Exercise objective - Leaving out every picture, retype the lines below from the top through the one that contains "linespacing=1.4, clip_on=False)".

Source excerpt -
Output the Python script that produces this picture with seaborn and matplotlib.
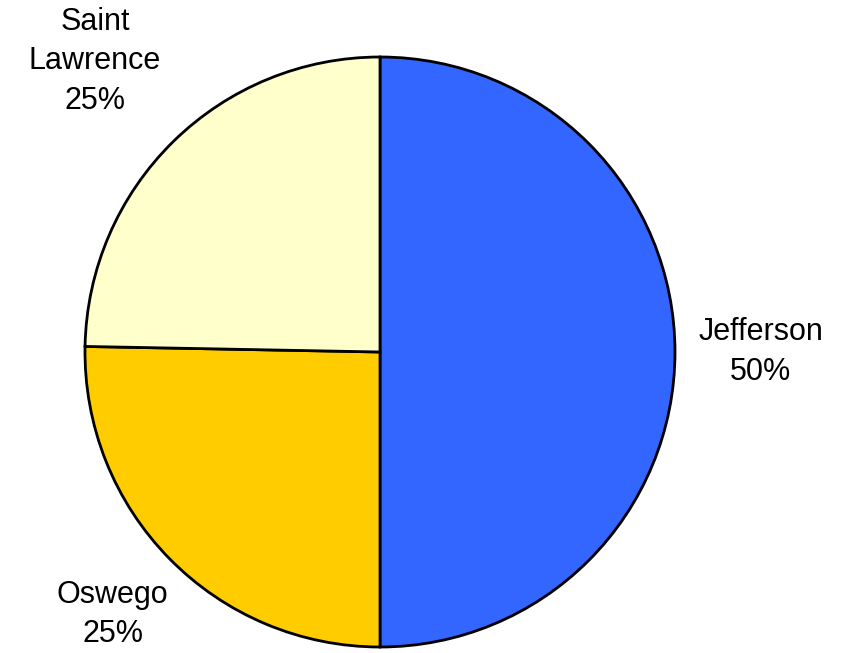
import numpy as np
import matplotlib
matplotlib.use('Agg')
import matplotlib.pyplot as plt
import seaborn as sns

# slice data, clockwise from 12 o'clock
counties = ['Jefferson', 'Oswego', 'Saint\nLawrence']
shares = [50.0, 25.3, 24.7]
colors = ['#3366FF', '#FFCC00', '#FFFFCC']
label_dist = [1.29, 1.27, 1.38]

sns.set_theme(style='white')
plt.rcParams['font.family'] = ['Liberation Sans', 'DejaVu Sans']

W, H = 842, 653
fig = plt.figure(figsize=(W / 100, H / 100), dpi=100)
cx, cy, r = 380, 352, 295
ax = fig.add_axes([(cx - r) / W, (H - cy - r) / H, 2 * r / W, 2 * r / H])

wedges, _ = ax.pie(shares, colors=sns.color_palette(colors), startangle=90,
                   counterclock=False,
                   wedgeprops=dict(edgecolor='black', linewidth=2.0))
ax.set_xlim(-1, 1)
ax.set_ylim(-1, 1)
ax.axis('off')

total = sum(shares)
for w, name, v, d in zip(wedges, counties, shares, label_dist):
    theta = np.deg2rad((w.theta1 + w.theta2) / 2)
    ax.text(d * np.cos(theta), d * np.sin(theta),
            f'{name}\n{round(v / total * 100):.0f}%',
            ha='center', va='center', fontsize=22, color='black',
            linespacing=1.4, clip_on=False)

fig.savefig('out.png', dpi=100)
plt.close(fig)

Answer -
Output the Python script that produces this picture with seaborn and matplotlib.
import numpy as np
import matplotlib
matplotlib.use('Agg')
import matplotlib.pyplot as plt
import seaborn as sns

# slice data, clockwise from 12 o'clock
counties = ['Jefferson', 'Oswego', 'Saint\nLawrence']
shares = [50.0, 25.3, 24.7]
colors = ['#3366FF', '#FFCC00', '#FFFFCC']
label_dist = [1.29, 1.27, 1.38]

sns.set_theme(style='white')
plt.rcParams['font.family'] = ['Liberation Sans', 'DejaVu Sans']

W, H = 842, 653
fig = plt.figure(figsize=(W / 100, H / 100), dpi=100)
cx, cy, r = 380, 352, 295
ax = fig.add_axes([(cx - r) / W, (H - cy - r) / H, 2 * r / W, 2 * r / H])

wedges, _ = ax.pie(shares, colors=sns.color_palette(colors), startangle=90,
                   counterclock=False,
                   wedgeprops=dict(edgecolor='black', linewidth=2.0))
ax.set_xlim(-1, 1)
ax.set_ylim(-1, 1)
ax.axis('off')

total = sum(shares)
for w, name, v, d in zip(wedges, counties, shares, label_dist):
    theta = np.deg2rad((w.theta1 + w.theta2) / 2)
    ax.text(d * np.cos(theta), d * np.sin(theta),
            f'{name}\n{round(v / total * 100):.0f}%',
            ha='center', va='center', fontsize=22, color='black',
            linespacing=1.4, clip_on=False)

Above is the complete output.